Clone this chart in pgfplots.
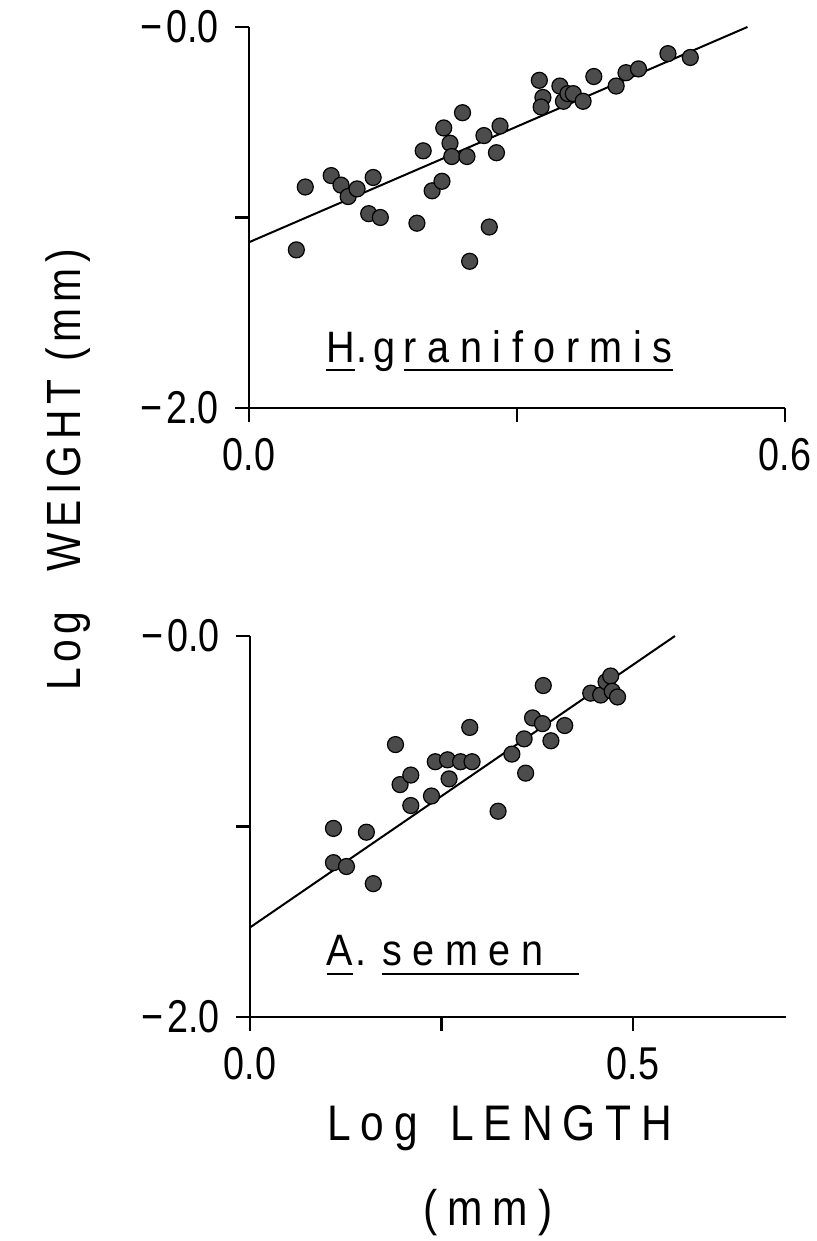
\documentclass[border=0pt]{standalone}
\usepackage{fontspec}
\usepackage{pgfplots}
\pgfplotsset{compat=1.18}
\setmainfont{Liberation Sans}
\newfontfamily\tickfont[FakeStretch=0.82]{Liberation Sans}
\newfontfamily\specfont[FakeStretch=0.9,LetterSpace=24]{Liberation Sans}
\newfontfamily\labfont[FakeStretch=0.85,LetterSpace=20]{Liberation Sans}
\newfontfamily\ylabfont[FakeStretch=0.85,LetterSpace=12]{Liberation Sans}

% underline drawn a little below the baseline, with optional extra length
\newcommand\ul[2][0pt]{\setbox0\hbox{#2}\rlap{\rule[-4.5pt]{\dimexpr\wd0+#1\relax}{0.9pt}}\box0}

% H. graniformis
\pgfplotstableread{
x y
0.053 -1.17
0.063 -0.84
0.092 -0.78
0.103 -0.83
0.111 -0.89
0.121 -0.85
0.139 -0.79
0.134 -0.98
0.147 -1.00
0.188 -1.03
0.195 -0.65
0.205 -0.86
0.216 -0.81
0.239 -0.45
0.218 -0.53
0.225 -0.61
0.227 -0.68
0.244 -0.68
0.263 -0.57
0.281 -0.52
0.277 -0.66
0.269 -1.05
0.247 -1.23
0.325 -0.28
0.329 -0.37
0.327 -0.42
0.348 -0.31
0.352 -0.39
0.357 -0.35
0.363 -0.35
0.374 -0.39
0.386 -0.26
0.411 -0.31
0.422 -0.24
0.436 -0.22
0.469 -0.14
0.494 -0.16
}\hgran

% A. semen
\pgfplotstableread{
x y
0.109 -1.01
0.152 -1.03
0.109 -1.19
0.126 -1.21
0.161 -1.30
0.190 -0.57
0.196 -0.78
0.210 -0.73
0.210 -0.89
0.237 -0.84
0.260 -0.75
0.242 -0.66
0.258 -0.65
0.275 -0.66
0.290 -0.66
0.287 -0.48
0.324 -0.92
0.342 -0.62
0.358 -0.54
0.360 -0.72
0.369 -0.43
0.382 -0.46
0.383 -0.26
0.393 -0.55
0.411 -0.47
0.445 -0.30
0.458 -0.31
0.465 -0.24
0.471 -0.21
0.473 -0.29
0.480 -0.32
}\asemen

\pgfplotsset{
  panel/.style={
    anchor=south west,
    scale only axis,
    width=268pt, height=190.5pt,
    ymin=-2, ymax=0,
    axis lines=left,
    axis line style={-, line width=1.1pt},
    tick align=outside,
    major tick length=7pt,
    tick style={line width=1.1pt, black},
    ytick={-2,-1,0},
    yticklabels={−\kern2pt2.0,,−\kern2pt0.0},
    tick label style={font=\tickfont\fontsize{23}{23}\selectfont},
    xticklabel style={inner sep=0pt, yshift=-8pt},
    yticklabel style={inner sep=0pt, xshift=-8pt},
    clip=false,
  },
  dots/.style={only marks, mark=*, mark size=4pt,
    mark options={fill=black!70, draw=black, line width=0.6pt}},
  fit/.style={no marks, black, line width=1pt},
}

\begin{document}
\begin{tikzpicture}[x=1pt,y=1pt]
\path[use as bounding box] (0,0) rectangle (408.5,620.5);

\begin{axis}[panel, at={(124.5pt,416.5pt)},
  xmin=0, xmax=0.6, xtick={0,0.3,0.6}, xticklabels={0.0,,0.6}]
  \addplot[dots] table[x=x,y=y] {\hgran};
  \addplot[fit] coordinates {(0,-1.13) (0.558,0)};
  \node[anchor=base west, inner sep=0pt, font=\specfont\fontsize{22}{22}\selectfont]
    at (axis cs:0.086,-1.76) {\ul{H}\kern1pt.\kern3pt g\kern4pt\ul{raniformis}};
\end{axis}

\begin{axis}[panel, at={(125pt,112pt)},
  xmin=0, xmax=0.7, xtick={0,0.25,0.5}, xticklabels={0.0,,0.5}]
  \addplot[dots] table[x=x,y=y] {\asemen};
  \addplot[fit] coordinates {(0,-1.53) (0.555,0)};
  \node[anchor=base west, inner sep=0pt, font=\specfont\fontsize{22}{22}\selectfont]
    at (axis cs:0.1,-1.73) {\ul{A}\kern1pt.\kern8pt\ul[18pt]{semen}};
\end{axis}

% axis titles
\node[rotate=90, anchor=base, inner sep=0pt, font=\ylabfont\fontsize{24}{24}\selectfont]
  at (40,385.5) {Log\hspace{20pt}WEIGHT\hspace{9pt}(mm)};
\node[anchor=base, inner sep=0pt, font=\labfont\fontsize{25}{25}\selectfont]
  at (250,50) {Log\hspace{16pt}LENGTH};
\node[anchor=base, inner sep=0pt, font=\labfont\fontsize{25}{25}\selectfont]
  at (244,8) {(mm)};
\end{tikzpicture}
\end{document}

**DIRECTIVE:** Reproduce the material word for word, minus the images.

**COMPLETED TASK:**
Clone this chart in pgfplots.
\documentclass[border=0pt]{standalone}
\usepackage{fontspec}
\usepackage{pgfplots}
\pgfplotsset{compat=1.18}
\setmainfont{Liberation Sans}
\newfontfamily\tickfont[FakeStretch=0.82]{Liberation Sans}
\newfontfamily\specfont[FakeStretch=0.9,LetterSpace=24]{Liberation Sans}
\newfontfamily\labfont[FakeStretch=0.85,LetterSpace=20]{Liberation Sans}
\newfontfamily\ylabfont[FakeStretch=0.85,LetterSpace=12]{Liberation Sans}

% underline drawn a little below the baseline, with optional extra length
\newcommand\ul[2][0pt]{\setbox0\hbox{#2}\rlap{\rule[-4.5pt]{\dimexpr\wd0+#1\relax}{0.9pt}}\box0}

% H. graniformis
\pgfplotstableread{
x y
0.053 -1.17
0.063 -0.84
0.092 -0.78
0.103 -0.83
0.111 -0.89
0.121 -0.85
0.139 -0.79
0.134 -0.98
0.147 -1.00
0.188 -1.03
0.195 -0.65
0.205 -0.86
0.216 -0.81
0.239 -0.45
0.218 -0.53
0.225 -0.61
0.227 -0.68
0.244 -0.68
0.263 -0.57
0.281 -0.52
0.277 -0.66
0.269 -1.05
0.247 -1.23
0.325 -0.28
0.329 -0.37
0.327 -0.42
0.348 -0.31
0.352 -0.39
0.357 -0.35
0.363 -0.35
0.374 -0.39
0.386 -0.26
0.411 -0.31
0.422 -0.24
0.436 -0.22
0.469 -0.14
0.494 -0.16
}\hgran

% A. semen
\pgfplotstableread{
x y
0.109 -1.01
0.152 -1.03
0.109 -1.19
0.126 -1.21
0.161 -1.30
0.190 -0.57
0.196 -0.78
0.210 -0.73
0.210 -0.89
0.237 -0.84
0.260 -0.75
0.242 -0.66
0.258 -0.65
0.275 -0.66
0.290 -0.66
0.287 -0.48
0.324 -0.92
0.342 -0.62
0.358 -0.54
0.360 -0.72
0.369 -0.43
0.382 -0.46
0.383 -0.26
0.393 -0.55
0.411 -0.47
0.445 -0.30
0.458 -0.31
0.465 -0.24
0.471 -0.21
0.473 -0.29
0.480 -0.32
}\asemen

\pgfplotsset{
  panel/.style={
    anchor=south west,
    scale only axis,
    width=268pt, height=190.5pt,
    ymin=-2, ymax=0,
    axis lines=left,
    axis line style={-, line width=1.1pt},
    tick align=outside,
    major tick length=7pt,
    tick style={line width=1.1pt, black},
    ytick={-2,-1,0},
    yticklabels={−\kern2pt2.0,,−\kern2pt0.0},
    tick label style={font=\tickfont\fontsize{23}{23}\selectfont},
    xticklabel style={inner sep=0pt, yshift=-8pt},
    yticklabel style={inner sep=0pt, xshift=-8pt},
    clip=false,
  },
  dots/.style={only marks, mark=*, mark size=4pt,
    mark options={fill=black!70, draw=black, line width=0.6pt}},
  fit/.style={no marks, black, line width=1pt},
}

\begin{document}
\begin{tikzpicture}[x=1pt,y=1pt]
\path[use as bounding box] (0,0) rectangle (408.5,620.5);

\begin{axis}[panel, at={(124.5pt,416.5pt)},
  xmin=0, xmax=0.6, xtick={0,0.3,0.6}, xticklabels={0.0,,0.6}]
  \addplot[dots] table[x=x,y=y] {\hgran};
  \addplot[fit] coordinates {(0,-1.13) (0.558,0)};
  \node[anchor=base west, inner sep=0pt, font=\specfont\fontsize{22}{22}\selectfont]
    at (axis cs:0.086,-1.76) {\ul{H}\kern1pt.\kern3pt g\kern4pt\ul{raniformis}};
\end{axis}

\begin{axis}[panel, at={(125pt,112pt)},
  xmin=0, xmax=0.7, xtick={0,0.25,0.5}, xticklabels={0.0,,0.5}]
  \addplot[dots] table[x=x,y=y] {\asemen};
  \addplot[fit] coordinates {(0,-1.53) (0.555,0)};
  \node[anchor=base west, inner sep=0pt, font=\specfont\fontsize{22}{22}\selectfont]
    at (axis cs:0.1,-1.73) {\ul{A}\kern1pt.\kern8pt\ul[18pt]{semen}};
\end{axis}

% axis titles
\node[rotate=90, anchor=base, inner sep=0pt, font=\ylabfont\fontsize{24}{24}\selectfont]
  at (40,385.5) {Log\hspace{20pt}WEIGHT\hspace{9pt}(mm)};
\node[anchor=base, inner sep=0pt, font=\labfont\fontsize{25}{25}\selectfont]
  at (250,50) {Log\hspace{16pt}LENGTH};
\node[anchor=base, inner sep=0pt, font=\labfont\fontsize{25}{25}\selectfont]
  at (244,8) {(mm)};
\end{tikzpicture}
\end{document}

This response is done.